RECORDS TO USE
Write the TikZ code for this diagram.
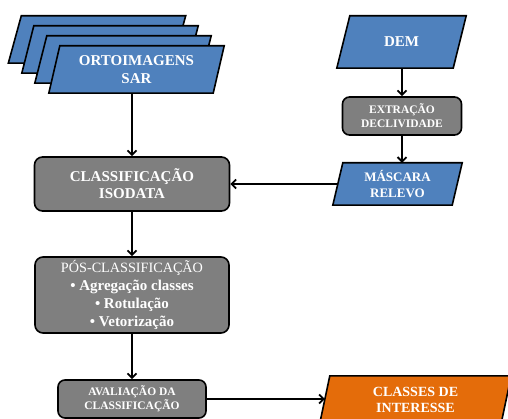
\documentclass[tikz,border=0pt]{standalone}
\usepackage{fontspec}
\setmainfont{Liberation Serif}
\usetikzlibrary{arrows.meta,backgrounds}
\definecolor{boxblue}{HTML}{4F81BD}
\definecolor{boxgray}{HTML}{7F7F7F}
\definecolor{boxorange}{HTML}{E46C0A}
\tikzset{
  para/.style={rectangle, text=white, font=\bfseries, align=center, inner sep=0pt},
  parashape/.style={draw=black, line width=1.6pt, line join=miter, fill=boxblue},
  rbox/.style={rectangle, rounded corners=8pt, draw=black, line width=1.6pt,
    fill=boxgray, text=white, font=\bfseries, align=center, inner sep=0pt},
  arr/.style={line width=2pt, -{Straight Barb[length=4.5pt,width=9pt,line width=1.8pt]}},
}
\newcommand{\fs}[2]{\fontsize{#1}{#2}\selectfont}
% parallelogram behind node #1 with horizontal skew #2 (pt), fill #3
\newcommand{\paradraw}[3]{%
  \draw[parashape, fill=#3] ([xshift=#2/2]#1.north west) -- ([xshift=#2/2]#1.north east)
    -- ([xshift=-#2/2]#1.south east) -- ([xshift=-#2/2]#1.south west) -- cycle;}
\begin{document}
\begin{tikzpicture}[x=1pt,y=-1pt]
\useasboundingbox (0,0) rectangle (508,419);
\clip (0,0) rectangle (508,419);
% stacked SAR images
\node[para, minimum width=164pt, minimum height=47pt] (s1) at (97,39.5) {};
\node[para, minimum width=164pt, minimum height=47pt] (s2) at (110,49.5) {};
\node[para, minimum width=164pt, minimum height=47pt] (s3) at (123,59.5) {};
\node[para, minimum width=164pt, minimum height=47pt, font=\bfseries\fs{15}{18}] (ort) at (136.5,69.5) {ORTOIMAGENS\\SAR};
% DEM branch
\node[para, minimum width=116pt, minimum height=52pt, font=\bfseries\fs{15}{18}] (dem) at (401.5,42) {DEM};
\node[rbox, rounded corners=7pt, minimum width=119pt, minimum height=38pt, font=\bfseries\fs{11.5}{14}] (ext) at (402,116) {EXTRAÇÃO\\DECLIVIDADE};
\node[para, minimum width=119pt, minimum height=42pt, font=\bfseries\fs{13}{16}] (mas) at (397.5,184) {MÁSCARA\\RELEVO};
% main column
\node[rbox, minimum width=195pt, minimum height=54pt, font=\bfseries\fs{15}{17}] (cls) at (132,184) {CLASSIFICAÇÃO\\ISODATA};
\node[rbox, minimum width=194pt, minimum height=76pt, font=\bfseries\fs{15}{18}] (pos) at (132,295)
  {{\mdseries\fs{14.2}{18}PÓS-CLASSIFICAÇÃO}\\• Agregação classes\\• Rotulação\\• Vetorização};
\node[rbox, rounded corners=7pt, minimum width=148pt, minimum height=38pt, font=\bfseries\fs{11.5}{14}] (ava) at (132,399) {AVALIAÇÃO DA\\CLASSIFICAÇÃO};
\node[para, minimum width=181pt, minimum height=47pt, font=\bfseries\fs{14}{16}] (cla) at (415.5,399.5) {CLASSES DE\\INTERESSE};
\begin{scope}[on background layer]
  \paradraw{s1}{13}{boxblue}
  \paradraw{s2}{12}{boxblue}
  \paradraw{s3}{12}{boxblue}
  \paradraw{ort}{11}{boxblue}
  \paradraw{dem}{13}{boxblue}
  \paradraw{mas}{10}{boxblue}
  \paradraw{cla}{10}{boxorange}
\end{scope}
% connectors
\draw[arr] (ort.south -| cls.north) -- (cls.north);
\draw[arr] (dem.south -| ext.north) -- (ext.north);
\draw[arr] (ext.south) -- (ext.south |- mas.north);
\draw[arr] (mas.west) -- (cls.east);
\draw[arr] (cls.south) -- (pos.north);
\draw[arr] (pos.south) -- (ava.north);
\draw[arr] (ava.east) -- (ava.east -| cla.west);
\end{tikzpicture}
\end{document}
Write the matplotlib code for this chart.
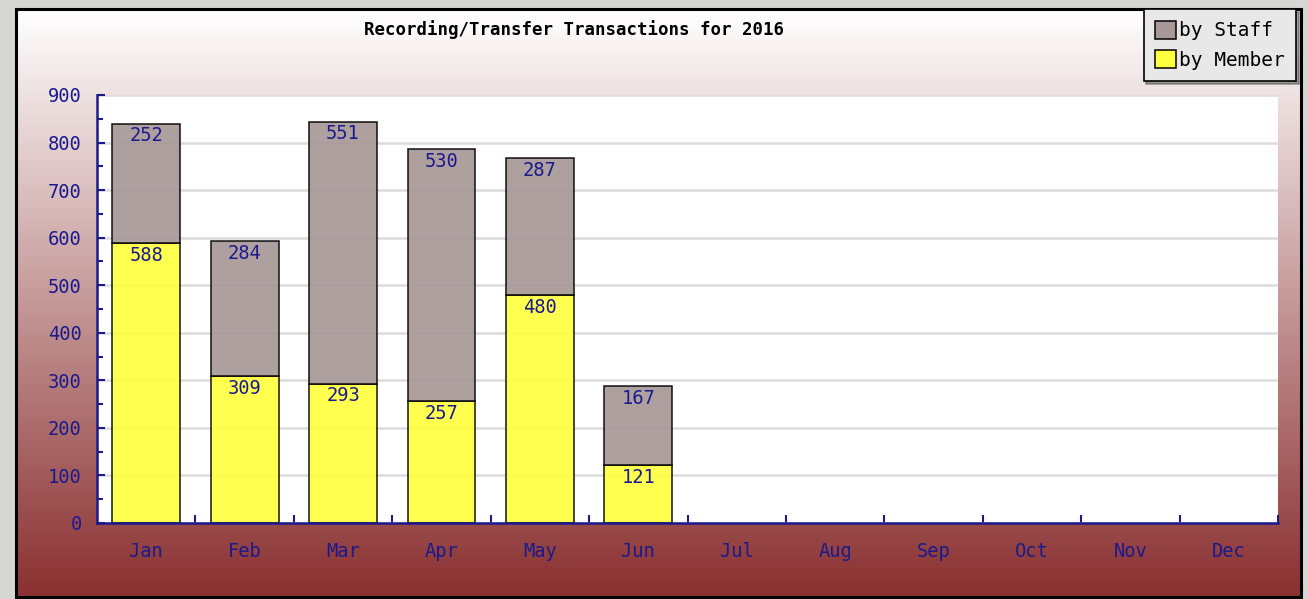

EXERCISE
Give the number of lines above that hold the word "this", and nothing more.

TASK RESPONSE
2